Most analysts see Perot supporters backing Clinton over Bush in a ratio of about 3 to 2.

So Clinton has a little more to lose nationally from Perot's entry. However, if Perot's entry is only pro forma, to allow him to air campaign commercials, he may simply steer the campaign agenda in a way that helps Clinton.

That leaves the question of why Bush has not been able to attract voters beyond the traditional Republican core of about 40 percent.

One reason is that he has deeply alienated a large group of voters, says Republican strategist Glen Bolger.

"They don't trust him to tell them the truth," he says - in part, because of Bush's infamous "read my lips" pledge.

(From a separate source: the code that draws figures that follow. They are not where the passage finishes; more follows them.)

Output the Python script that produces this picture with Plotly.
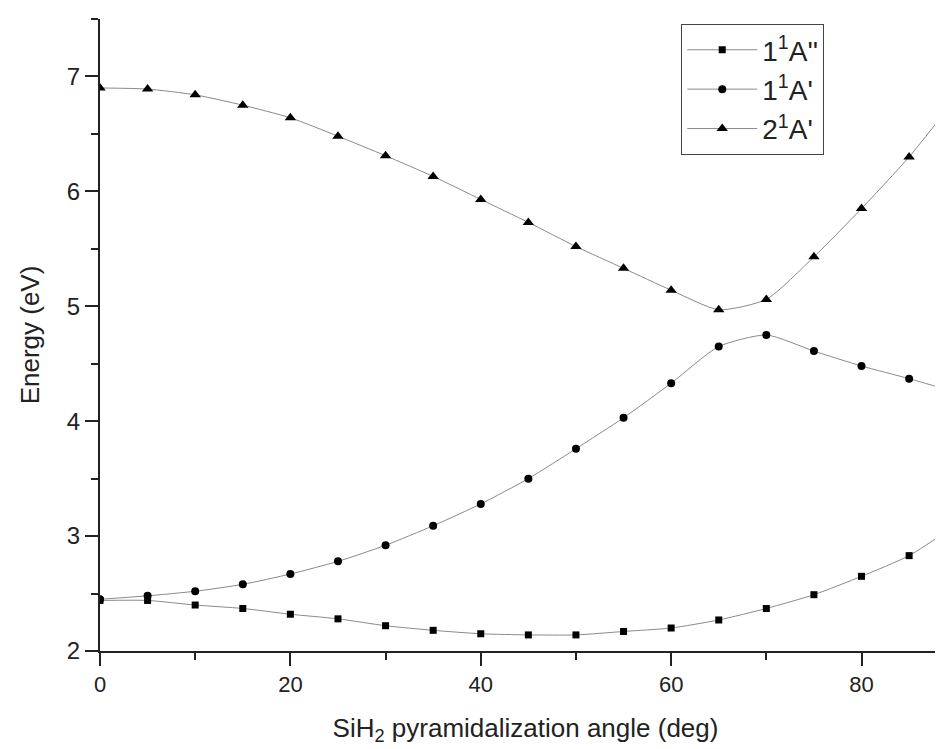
import plotly.graph_objects as go

angle = [0, 5, 10, 15, 20, 25, 30, 35, 40, 45, 50, 55, 60, 65, 70, 75, 80, 85, 90]
e_1A2 = [2.44, 2.44, 2.40, 2.37, 2.32, 2.28, 2.22, 2.18, 2.15, 2.14, 2.14, 2.17, 2.20, 2.27, 2.37, 2.49, 2.65, 2.83, 3.10]
e_1A1 = [2.45, 2.48, 2.52, 2.58, 2.67, 2.78, 2.92, 3.09, 3.28, 3.50, 3.76, 4.03, 4.33, 4.65, 4.75, 4.61, 4.48, 4.37, 4.25]
e_2A1 = [6.90, 6.89, 6.84, 6.75, 6.64, 6.48, 6.31, 6.13, 5.93, 5.73, 5.52, 5.33, 5.14, 4.97, 5.06, 5.43, 5.85, 6.30, 6.82]

names = ["1<sup>1</sup>A''", "1<sup>1</sup>A'", "2<sup>1</sup>A'"]
symbols = ["square", "circle", "triangle-up"]
sizes = [7, 8, 10]
series = [e_1A2, e_1A1, e_2A1]

fig = go.Figure()
for name, sym, sz, ys in zip(names, symbols, sizes, series):
    fig.add_trace(go.Scatter(
        x=angle, y=ys, name=name, mode="lines+markers",
        line=dict(color="#8a8a8a", width=1, shape="spline", smoothing=0.6),
        marker=dict(symbol=sym, size=sz, color="black"),
    ))

font = "Liberation Sans, Arial, sans-serif"
fig.update_layout(
    width=943, height=749,
    margin=dict(l=92, r=0, t=11, b=106),
    plot_bgcolor="white", paper_bgcolor="white",
    font=dict(family=font, color="#222", size=22),
    legend=dict(
        x=0.683, y=0.992, xanchor="left", yanchor="top",
        bgcolor="white", bordercolor="#444", borderwidth=1,
        font=dict(size=28, color="#222"),
        itemwidth=70, tracegroupgap=4,
    ),
    xaxis=dict(
        range=[0, 89.4], showgrid=False, zeroline=False,
        showline=True, linecolor="#222", linewidth=2,
        ticks="outside", ticklen=13, tickwidth=2, tickcolor="#222",
        tick0=0, dtick=20,
        minor=dict(ticks="outside", ticklen=7, tickwidth=2, tickcolor="#222", dtick=10),
        tickfont=dict(size=22),
        title=dict(text="SiH<sub>2</sub> pyramidalization angle (deg)", font=dict(size=26), standoff=22),
    ),
    yaxis=dict(
        range=[2, 7.5], showgrid=False, zeroline=False,
        showline=True, linecolor="#222", linewidth=2,
        ticks="outside", ticklen=13, tickwidth=2, tickcolor="#222",
        tick0=2, dtick=1,
        minor=dict(ticks="outside", ticklen=7, tickwidth=2, tickcolor="#222", dtick=0.5),
        tickfont=dict(size=24),
        title=dict(text="Energy (eV)", font=dict(size=26), standoff=20),
    ),
)

fig.write_html("out.html")
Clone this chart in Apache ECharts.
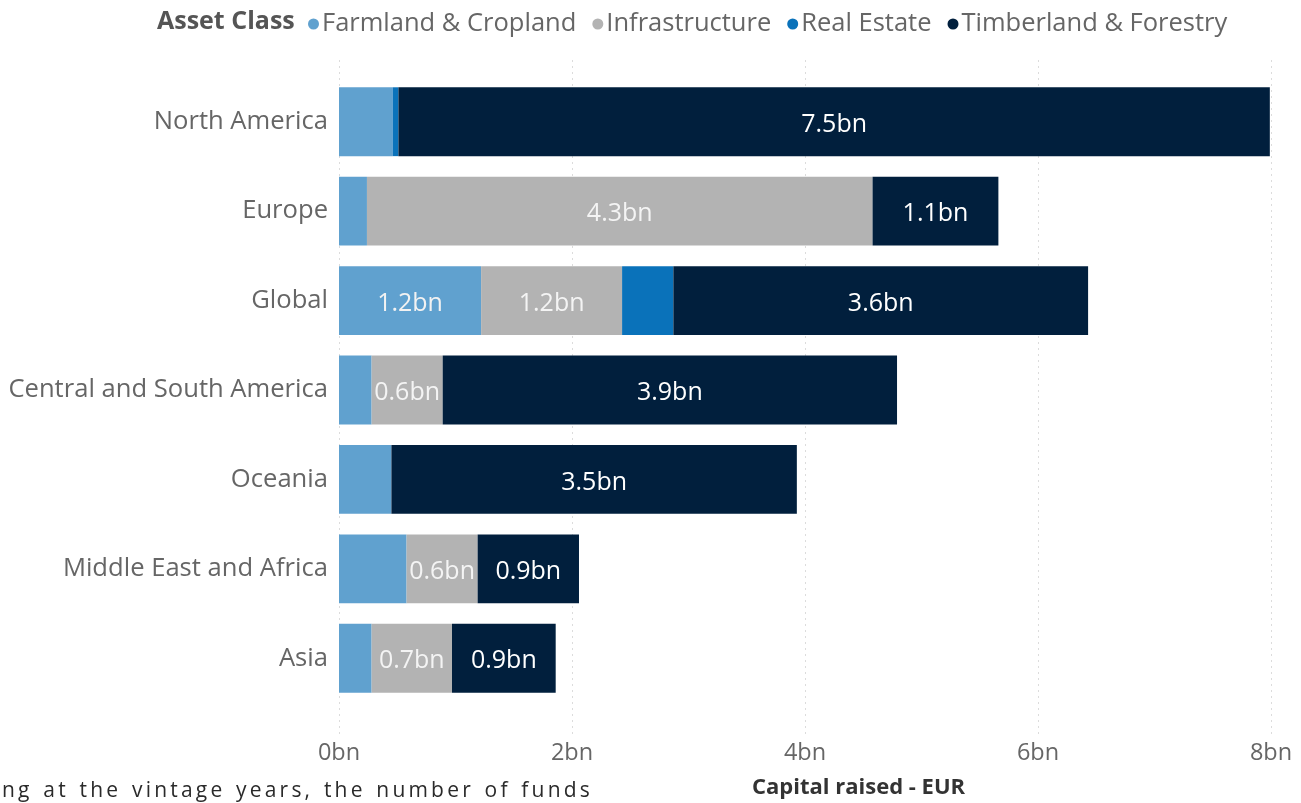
<!DOCTYPE html>
<html>
<head>
<meta charset="utf-8">
<script src="https://cdn.jsdelivr.net/npm/echarts@6/dist/echarts.min.js"></script>
<style>
  html, body { margin: 0; padding: 0; background: #ffffff; }
  #wrap { position: relative; width: 1301px; height: 803px; overflow: hidden; }
  #chart { width: 1301px; height: 803px; }
  #note {
    position: absolute; left: 2px; top: 775px;
    font-family: "Open Sans", "Noto Sans", sans-serif;
    font-size: 21px; color: #2a2a2a; white-space: nowrap;
    letter-spacing: 3.2px; word-spacing: 2px;
  }
</style>
</head>
<body>
<div id="wrap">
  <div id="chart"></div>
  <div id="note">ng at the vintage years, the number of funds</div>
</div>
<script>
// Capital raised by region and asset class (EUR bn)
const regions = ['North America', 'Europe', 'Global', 'Central and South America', 'Oceania', 'Middle East and Africa', 'Asia'];
const farmland = [0.46, 0.24, 1.22, 0.28, 0.45, 0.58, 0.28];
const infrastructure = [null, 4.34, 1.21, 0.61, null, 0.61, 0.69];
const realEstate = [0.05, null, 0.44, null, null, null, null];
const timberland = [7.48, 1.08, 3.56, 3.90, 3.48, 0.87, 0.89];
const xTicks = [0, 2, 4, 6, 8];

const FONT = '"Open Sans", "Noto Sans", sans-serif';

// segments narrower than this carry no value label
const LABEL_MIN = 0.6;

function segLabel(color) {
  return {
    show: true,
    position: 'inside',
    offset: [0, 3],
    color: color,
    fontFamily: FONT,
    fontSize: 25,
    formatter: p => (p.value != null && p.value >= LABEL_MIN) ? p.value.toFixed(1) + 'bn' : ''
  };
}

function barSeries(name, data, color, labelColor) {
  return {
    name: name,
    type: 'bar',
    stack: 'total',
    xAxisIndex: 0,
    yAxisIndex: 0,
    data: data,
    barCategoryGap: '23%',
    itemStyle: { color: color },
    label: segLabel(labelColor),
    emphasis: { disabled: true }
  };
}

const chart = echarts.init(document.getElementById('chart'), null, { renderer: 'canvas' });

chart.setOption({
  animation: false,
  textStyle: { fontFamily: FONT },
  title: {
    text: 'Asset Class',
    left: 152,
    top: 4,
    textStyle: { fontFamily: FONT, fontSize: 25, fontWeight: 'bold', color: '#555555' }
  },
  legend: {
    left: 303,
    top: 6,
    icon: 'circle',
    itemWidth: 11,
    itemHeight: 11,
    itemGap: 16,
    textStyle: { fontFamily: FONT, fontSize: 25.5, color: '#666666', padding: [0, 0, 0, -2] },
    data: ['Farmland & Cropland', 'Infrastructure', 'Real Estate', 'Timberland & Forestry']
  },
  grid: [
    { left: 339, right: 30, top: 77, bottom: 100 },
    { left: 339, right: 30, top: 60, bottom: 68 }
  ],
  xAxis: [
    {
      gridIndex: 0,
      type: 'value',
      min: 0,
      max: 8,
      interval: 2,
      axisLine: { show: false },
      axisTick: { show: false },
      splitLine: { show: false },
      axisLabel: {
        margin: 38,
        fontFamily: FONT,
        fontSize: 23.5,
        color: '#666666',
        formatter: v => xTicks.includes(v) ? v + 'bn' : ''
      }
    },
    {
      gridIndex: 1,
      type: 'value',
      min: 0,
      max: 8,
      interval: 2,
      axisLine: { show: false },
      axisTick: { show: false },
      axisLabel: { show: false },
      splitLine: { show: true, lineStyle: { color: '#dcdcdc', type: [2, 4], width: 1 } }
    }
  ],
  yAxis: [
    {
      gridIndex: 0,
      type: 'category',
      inverse: true,
      data: regions,
      axisLine: { show: false },
      axisTick: { show: false },
      axisLabel: { margin: 11, fontFamily: FONT, fontSize: 25.6, color: '#666666' }
    },
    {
      gridIndex: 1,
      type: 'category',
      data: [''],
      show: false
    }
  ],
  series: [
    barSeries('Farmland & Cropland', farmland, '#60a1cf', '#f2f2f2'),
    barSeries('Infrastructure', infrastructure, '#b3b3b3', '#f4f4f4'),
    barSeries('Real Estate', realEstate, '#0a72ba', '#ffffff'),
    barSeries('Timberland & Forestry', timberland, '#011f3d', '#ffffff')
  ],
  graphic: [
    {
      type: 'text',
      left: 752,
      top: 777,
      style: {
        text: 'Capital raised - EUR',
        font: 'bold 22px ' + FONT,
        fill: '#333333'
      }
    }
  ]
});
</script>
</body>
</html>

Another reason, in the view of Republican pollster Vince Breglio, is that the language of the Bush campaign is "old, shopworn, and has outlived its shelf life."

When voters hear Bush's pitch for low taxes (especially on capital gains), less spending, and smaller government, it strikes a congenial chord with about 4 voters in 10, Mr. Breglio says. Those voters have been in the Bush camp since the GOP convention in Houston.

To the rest of the electorate, those phrases have grown familiar through the Reagan and Bush years and sound like more of the same.

"For 6 of 10 people," Breglio says, "more of the same isn't good enough."

The Bush program itself has new and popular ideas in it, he adds, such as a checkoff to earmark 10 percent of one's income taxes for deficit reduction and a tax credit for first-time homeowners.

Surveyed voters think these are great ideas, even though the Senate rejected the checkoff Friday.

For Bush, the question has become whether he still has time. Goeas points out that Gerald Ford trailed Jimmy Carter by 15 points at this point in 1976. He lost by only 1 percentage point, even after a serious debate gaffe.

Everett Carll Ladd, director of the Roper Center for Public Opinion Research, estimates that "something along the line of 50 percent of the electorate hasn't reached a decision yet."

Dr. Ladd does not believe the public has reached a verdict, as it did with Jimmy Carter in 1980, that Bush's presidency has failed.

The verdict on Bush remains mixed, he says: "We have the potential for significant movement around an event like the debate."